>> BEGIN
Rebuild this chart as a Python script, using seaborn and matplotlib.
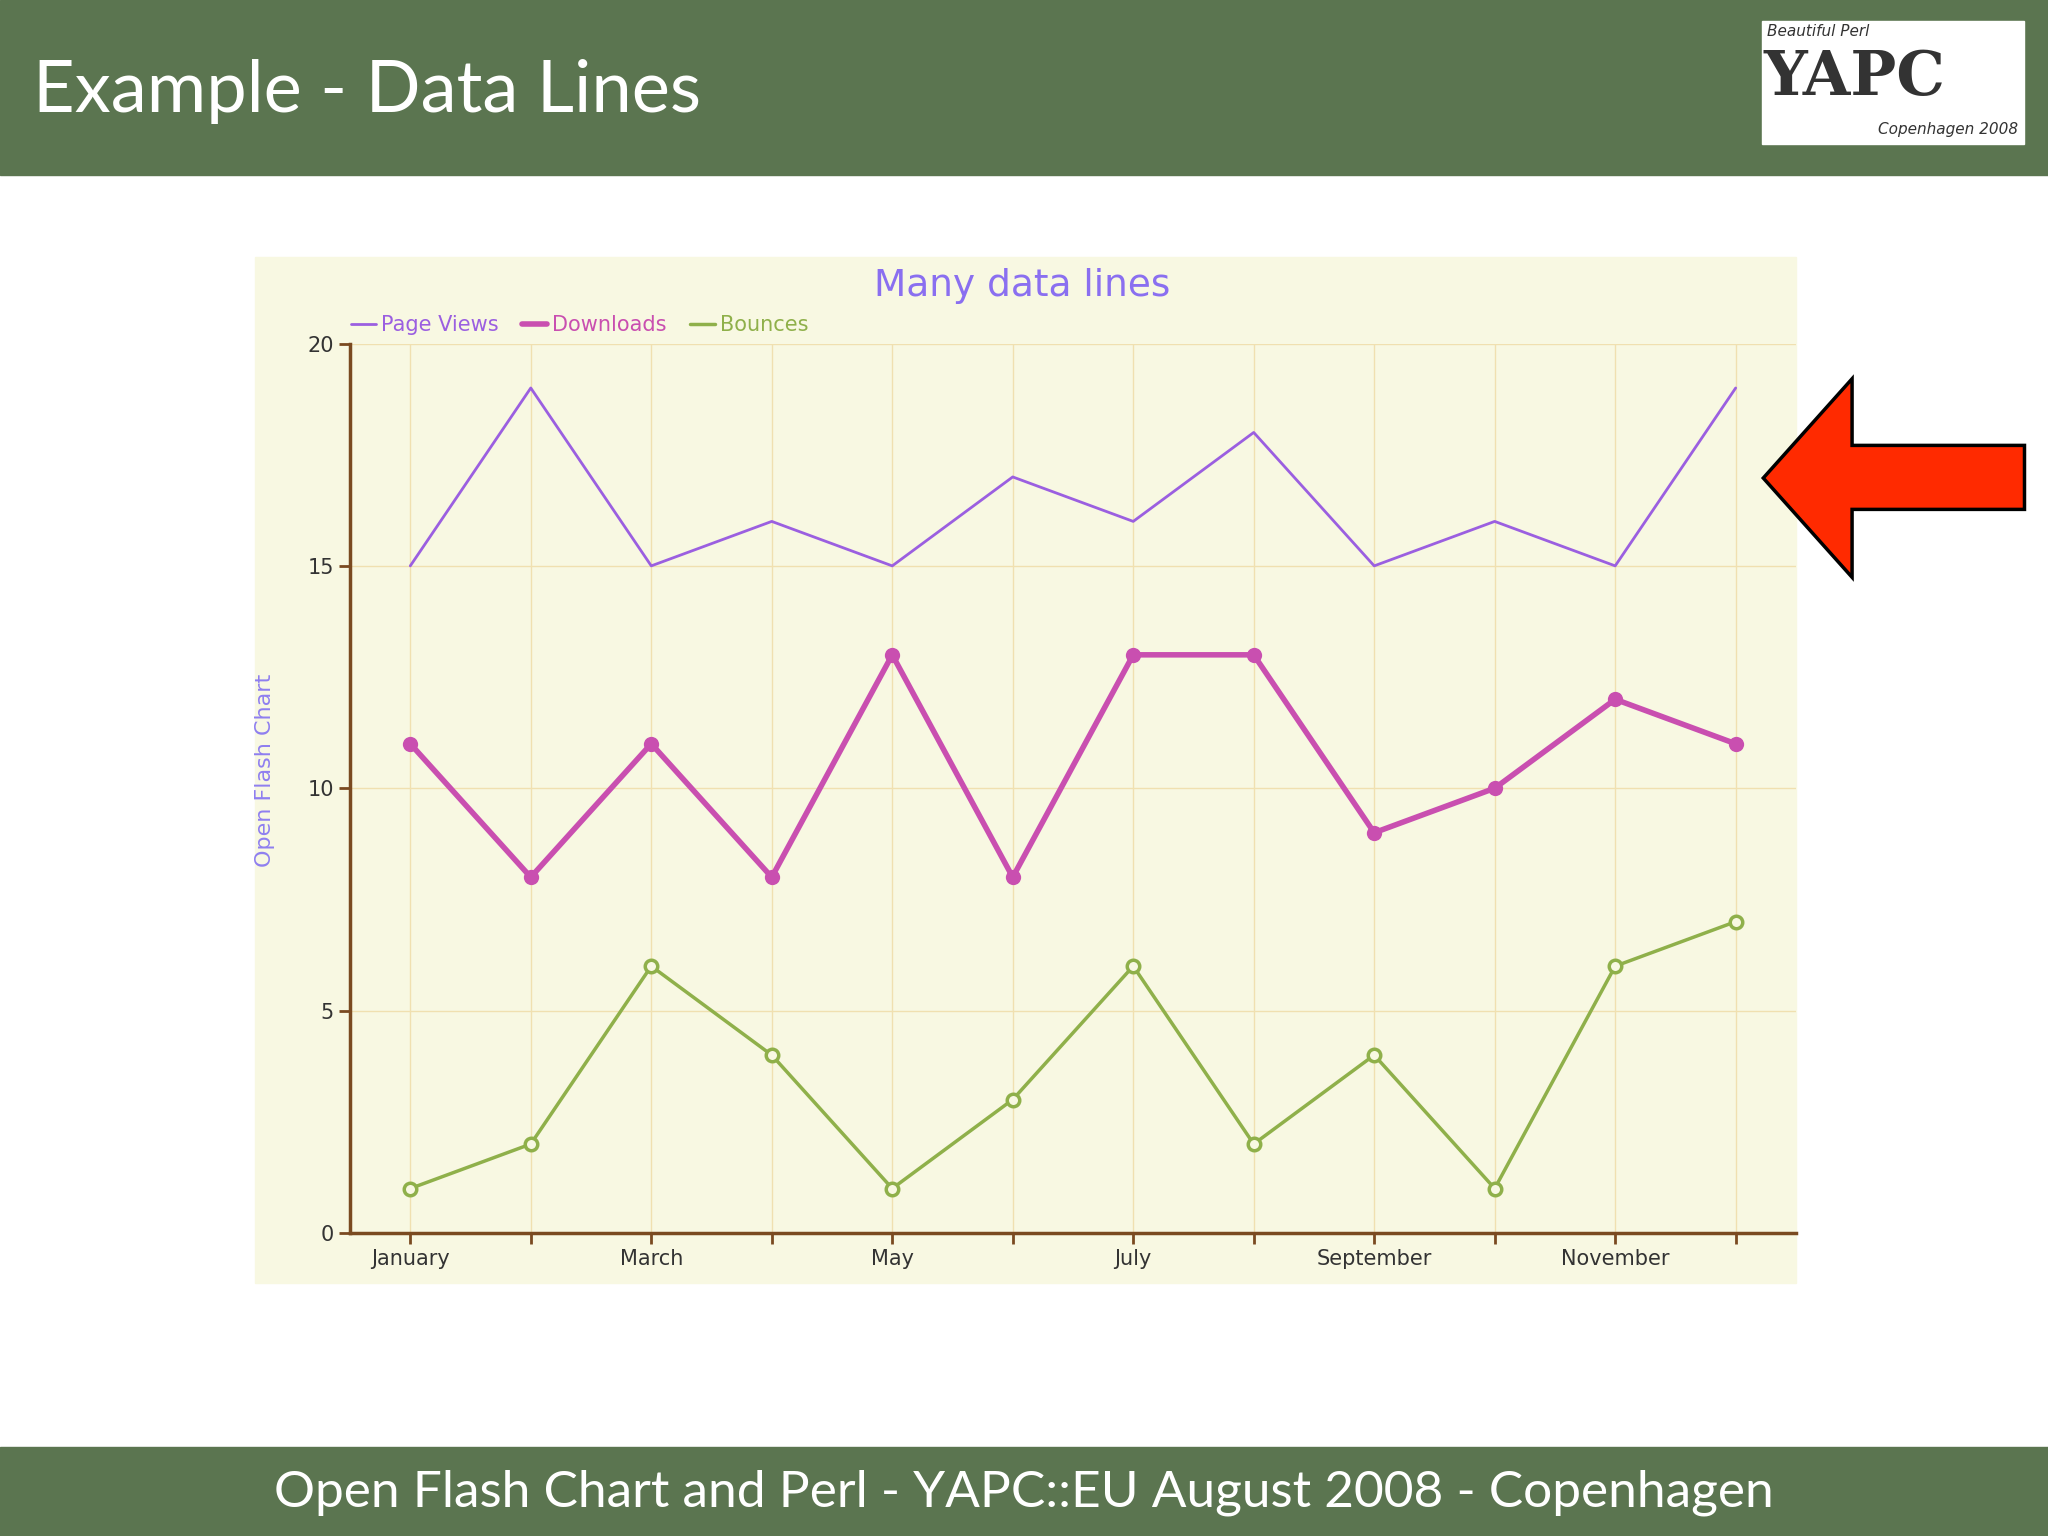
import matplotlib
matplotlib.use("Agg")
import matplotlib.pyplot as plt
import seaborn as sns
import pandas as pd
from matplotlib.patches import Rectangle, Polygon

months = ["January","February","March","April","May","June","July","August","September","October","November","December"]
page_views = [15,19,15,16,15,17,16,18,15,16,15,19]
downloads = [11,8,11,8,13,8,13,13,9,10,12,11]
bounces = [1,2,6,4,1,3,6,2,4,1,6,7]
tick_labels = ["January","","March","","May","","July","","September","","November",""]

sns.set_theme(style="white")
plt.rcParams['font.family'] = ['DejaVu Sans']

W, H = 1568, 1176
fig = plt.figure(figsize=(20.48, 15.36), dpi=100)
fig.patch.set_facecolor("white")
def fx(x): return x / W
def fy(y): return 1 - y / H

green = "#5b7550"
fig.patches.append(Rectangle((0, fy(134)), 1, 134 / H, transform=fig.transFigure, color=green, zorder=-5))
fig.patches.append(Rectangle((0, 0), 1, 68 / H, transform=fig.transFigure, color=green, zorder=-5))
fig.text(fx(25), fy(70), "Example - Data Lines", color="white", fontsize=52, va="center", family="Lato")
fig.text(0.5, fy(1143), "Open Flash Chart and Perl - YAPC::EU August 2008 - Copenhagen",
         color="white", fontsize=37, ha="center", va="center", family="Lato")
# logo
fig.patches.append(Rectangle((fx(1349), fy(110)), 201 / W, 94 / H, transform=fig.transFigure, color="white", zorder=-4))
fig.text(fx(1353), fy(24), "Beautiful Perl", color="#333", fontsize=11, style="italic", va="center", zorder=2)
fig.text(fx(1350), fy(60), "YAPC", color="#333", fontsize=44, weight="bold", va="center", zorder=2, family="DejaVu Serif")
fig.text(fx(1545), fy(99), "Copenhagen 2008", color="#333", fontsize=11, style="italic", ha="right", va="center", zorder=2)

# chart panel
fig.patches.append(Rectangle((fx(195), fy(982)), (1375 - 195) / W, (982 - 197) / H,
                             transform=fig.transFigure, color="#f8f8e2", zorder=-4))

# arrow
pts = [(1350, 366), (1418, 290), (1418, 341), (1550, 341), (1550, 390), (1418, 390), (1418, 442)]
fig.patches.append(Polygon([(fx(x), fy(y)) for x, y in pts], closed=True, transform=fig.transFigure,
                           facecolor="#ff2a00", edgecolor="black", lw=2.5, zorder=3))

ax = fig.add_axes([fx(268), fy(944), (1375 - 268) / W, (944 - 263) / H])
ax.set_zorder(1)
ax.set_facecolor("none")
x = list(range(12))
df = pd.DataFrame({"x": x, "pv": page_views, "dl": downloads, "b": bounces})
sns.lineplot(data=df, x="x", y="pv", ax=ax, color="#9b5fe0", lw=2, label="Page Views")
sns.lineplot(data=df, x="x", y="dl", ax=ax, color="#c94fb0", lw=4, marker="o", markersize=11,
             markeredgewidth=0, label="Downloads")
sns.lineplot(data=df, x="x", y="b", ax=ax, color="#8fb04a", lw=2.5, marker="o", markersize=9,
             markerfacecolor="#f8f8e2", markeredgecolor="#8fb04a", markeredgewidth=2.5, label="Bounces")
ax.set_xlim(-0.5, 11.5)
ax.set_ylim(0, 20)
ax.set_xticks(x)
ax.set_xticklabels(tick_labels, fontsize=15, color="#333")
ax.set_yticks([0, 5, 10, 15, 20])
ax.set_yticklabels(["0", "5", "10", "15", "20"], fontsize=15, color="#333")
ax.grid(True, color="#f0e0b0", lw=1)
for s in ["top", "right"]:
    ax.spines[s].set_visible(False)
for s in ["left", "bottom"]:
    ax.spines[s].set_color("#7a4a20")
    ax.spines[s].set_linewidth(2.5)
ax.tick_params(axis="both", direction="out", length=8, width=2, color="#7a4a20", bottom=True, left=True)
ax.set_xlabel("")
ax.set_ylabel("Open Flash Chart", color="#8f7ff0", fontsize=16)
ax.yaxis.set_label_coords(-0.052, 0.52)
ax.set_title("Many data lines", color="#8a6ff0", fontsize=27, pad=34, x=0.465)
leg = ax.legend(loc="lower left", bbox_to_anchor=(-0.005, 1.0), ncol=3, frameon=False,
                fontsize=15, handlelength=1.2, handletextpad=0.25, columnspacing=1.1, borderaxespad=0)
for t, c in zip(leg.get_texts(), ["#9b5fe0", "#c94fb0", "#8fb04a"]):
    t.set_color(c)
for h in leg.legend_handles:
    h.set_marker("")

fig.savefig("out.png", dpi=100)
>> END
- Set problem
Print the data above verbatim from the first line through the line holding "plt.rcParams['font.family'] = ['DejaVu Sans']", leaving every picture out.

- Reply
Rebuild this chart as a Python script, using seaborn and matplotlib.
import matplotlib
matplotlib.use("Agg")
import matplotlib.pyplot as plt
import seaborn as sns
import pandas as pd
from matplotlib.patches import Rectangle, Polygon

months = ["January","February","March","April","May","June","July","August","September","October","November","December"]
page_views = [15,19,15,16,15,17,16,18,15,16,15,19]
downloads = [11,8,11,8,13,8,13,13,9,10,12,11]
bounces = [1,2,6,4,1,3,6,2,4,1,6,7]
tick_labels = ["January","","March","","May","","July","","September","","November",""]

sns.set_theme(style="white")
plt.rcParams['font.family'] = ['DejaVu Sans']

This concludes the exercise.